Sunday, May 25, 2014

Sometimes despite all we know about the Lord ... or however close to Him we’ve been ... there will be a time and a place where we feel like He’s just bailed on us. If it happened to the one God called a man after His own heart, we can be sure we aren’t immune.

Some of us know already that this can happen, because we’ve walked through it.

Some of us are walking through it right now.

Psalm 13 (NKJV) – A Psalm of David
How long, O Lord? Will You forget me forever?
How long will You hide Your face from me?
2How long shall I take counsel in my soul,
Having sorrow in my heart daily?
How long will my enemy be exalted over me?

Because that’s exactly what it feels like, even to those of us who have the benefit of the full canon of Scripture.

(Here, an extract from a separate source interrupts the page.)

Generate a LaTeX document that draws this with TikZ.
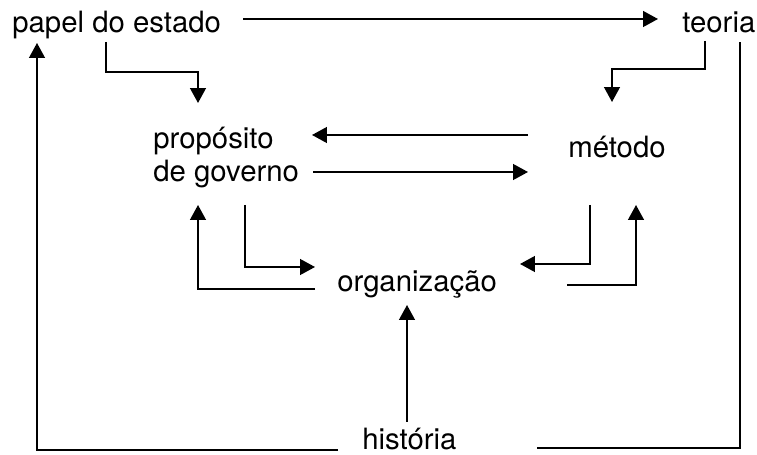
\documentclass[tikz,border=0pt]{standalone}
\usepackage{fontspec}
\setmainfont{TeX Gyre Heros}
\usetikzlibrary{arrows.meta,calc}
\newcommand\ciclotextstyle{\fontsize{16.7}{19.3}\selectfont}
\newcommand\ciclolinewidth{1pt}
\tikzset{
  ciclo/.style={anchor=base west, inner sep=0pt, font=\ciclotextstyle},
  linha/.style={line width=\ciclolinewidth},
  seta/.style={linha, -{Triangle[width=9pt, length=8.5pt]}}
}
\begin{document}
\begin{tikzpicture}[x=0.02cm, y=-0.02cm]
    \useasboundingbox (0,0) rectangle (757,455);
    \node[ciclo] (papel) at (12,33) {papel do estado};
    \node[ciclo] (teoria) at (682,33) {teoria};
    \node[ciclo, align=left] (proposito) at (153,182) {propósito\\de governo};
    \node[ciclo] (metodo) at (568,158) {método};
    \node[ciclo] (organizacao) at (337,292) {organização};
    \node[ciclo] (historia) at (362,450) {história};
    \draw[seta] ($(papel.base west)+(231,-14)$) -- ($(teoria.base west)+(-24,-14)$);
    \draw[seta] ($(papel.base west)+(94,9)$) -- ++(0,30)
       -| ($(proposito.base west)+(45,-79)$);
    \draw[seta] ($(teoria.base west)+(23,8)$) -- ++(0,28)
       -| ($(metodo.base west)+(44,-56)$);
    \draw[seta] ($(metodo.base west)+(-40,-23)$) -- ($(proposito.base west)+(159,-47)$);
    \draw[seta] ($(proposito.base west)+(160,-10)$) -- ($(metodo.base west)+(-40,14)$);
    \draw[seta] ($(organizacao.base west)+(-22,-3)$) -| ($(proposito.base west)+(45,23)$);
    \draw[seta] ($(proposito.base west)+(92,23)$) |- ($(organizacao.base west)+(-22,-25)$);
    \draw[seta] ($(metodo.base west)+(22,47)$) |- ($(organizacao.base west)+(183,-28)$);
    \draw[seta] ($(organizacao.base west)+(230,-7)$) -| ($(metodo.base west)+(68,47)$);
    \draw[seta] ($(historia.base west)+(45,-28)$) -- ($(organizacao.base west)+(70,13)$);
    \draw[seta] ($(historia.base west)+(-24,0)$) -| ($(papel.base west)+(25,10)$);
    \draw[linha] ($(historia.base west)+(175,-2)$) -| ($(teoria.base west)+(58,9)$);
\end{tikzpicture}
\end{document}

Who know that He’s promised to never leave us or forsake us ... and come to think, that’s exactly why He gave us that promise.

Does He ever get tired of us crying out to Him, I wonder? I think ... not. Why else would He have included prayers like this one in His word?

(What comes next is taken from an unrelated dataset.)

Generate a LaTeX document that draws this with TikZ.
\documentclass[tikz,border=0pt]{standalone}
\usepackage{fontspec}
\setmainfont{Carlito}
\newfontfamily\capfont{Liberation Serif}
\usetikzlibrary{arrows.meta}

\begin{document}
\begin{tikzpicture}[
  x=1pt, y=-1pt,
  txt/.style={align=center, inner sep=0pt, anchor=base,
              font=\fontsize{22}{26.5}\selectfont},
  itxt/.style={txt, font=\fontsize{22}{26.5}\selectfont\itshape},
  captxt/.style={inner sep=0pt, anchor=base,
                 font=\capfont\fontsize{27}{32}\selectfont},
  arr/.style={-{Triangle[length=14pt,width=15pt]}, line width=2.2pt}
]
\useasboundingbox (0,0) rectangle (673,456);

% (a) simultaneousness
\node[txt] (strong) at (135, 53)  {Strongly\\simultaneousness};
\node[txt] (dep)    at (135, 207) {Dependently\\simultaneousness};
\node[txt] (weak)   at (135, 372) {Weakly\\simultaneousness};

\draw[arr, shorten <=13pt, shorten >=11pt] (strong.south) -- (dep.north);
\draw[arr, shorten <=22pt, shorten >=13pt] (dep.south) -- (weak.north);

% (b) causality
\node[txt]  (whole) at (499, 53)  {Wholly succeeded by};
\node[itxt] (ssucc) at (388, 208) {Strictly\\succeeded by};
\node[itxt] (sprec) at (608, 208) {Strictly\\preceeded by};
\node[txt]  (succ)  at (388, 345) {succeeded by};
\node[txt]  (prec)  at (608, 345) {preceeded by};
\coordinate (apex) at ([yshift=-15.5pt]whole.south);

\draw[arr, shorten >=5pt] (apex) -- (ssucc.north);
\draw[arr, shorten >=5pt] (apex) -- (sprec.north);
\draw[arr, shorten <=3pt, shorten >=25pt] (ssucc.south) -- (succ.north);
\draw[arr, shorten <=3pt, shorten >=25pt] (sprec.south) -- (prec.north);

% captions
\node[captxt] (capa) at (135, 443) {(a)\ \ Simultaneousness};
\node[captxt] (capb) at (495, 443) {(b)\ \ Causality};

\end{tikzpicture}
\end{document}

3Consider and hear me, O Lord my God;
Enlighten my eyes,
Lest I sleep the sleep of death;
4Lest my enemy say,
“I have prevailed against him”;
Lest those who trouble me rejoice when I am moved.

This is flat-on-your-face desperation here, not a calm and pretty poem. One gets the feeling that with some Psalms, David spent a lot of time shaping and sculpting his words ... but others, like this one, were hurled down in all their messy, emotional glory.

And then, from the depths, a seedling of hope always rises.

5But I have trusted in Your mercy;
My heart shall rejoice in Your salvation.
6I will sing to the Lord,
Because He has dealt bountifully with me.

I’ve heard it said at even the bleakest and most despairing of Psalms end with some sort of reminder of God’s care. This one is no exception. Even when David was sure God had abandoned him, he still trusted Him.

But how can that be? How can we continue to trust God in circumstances that crush the life out of us?

It happens when, like David, we know God’s mercy will prevail—when we understand that His salvation is all encompassing. When we look back and see that there’s never been a situation that He didn’t change—or redeem.

And if He hasn’t yet, if it seems like He’s forgotten us, we can be sure that His mercy is still in force, and redemption will come.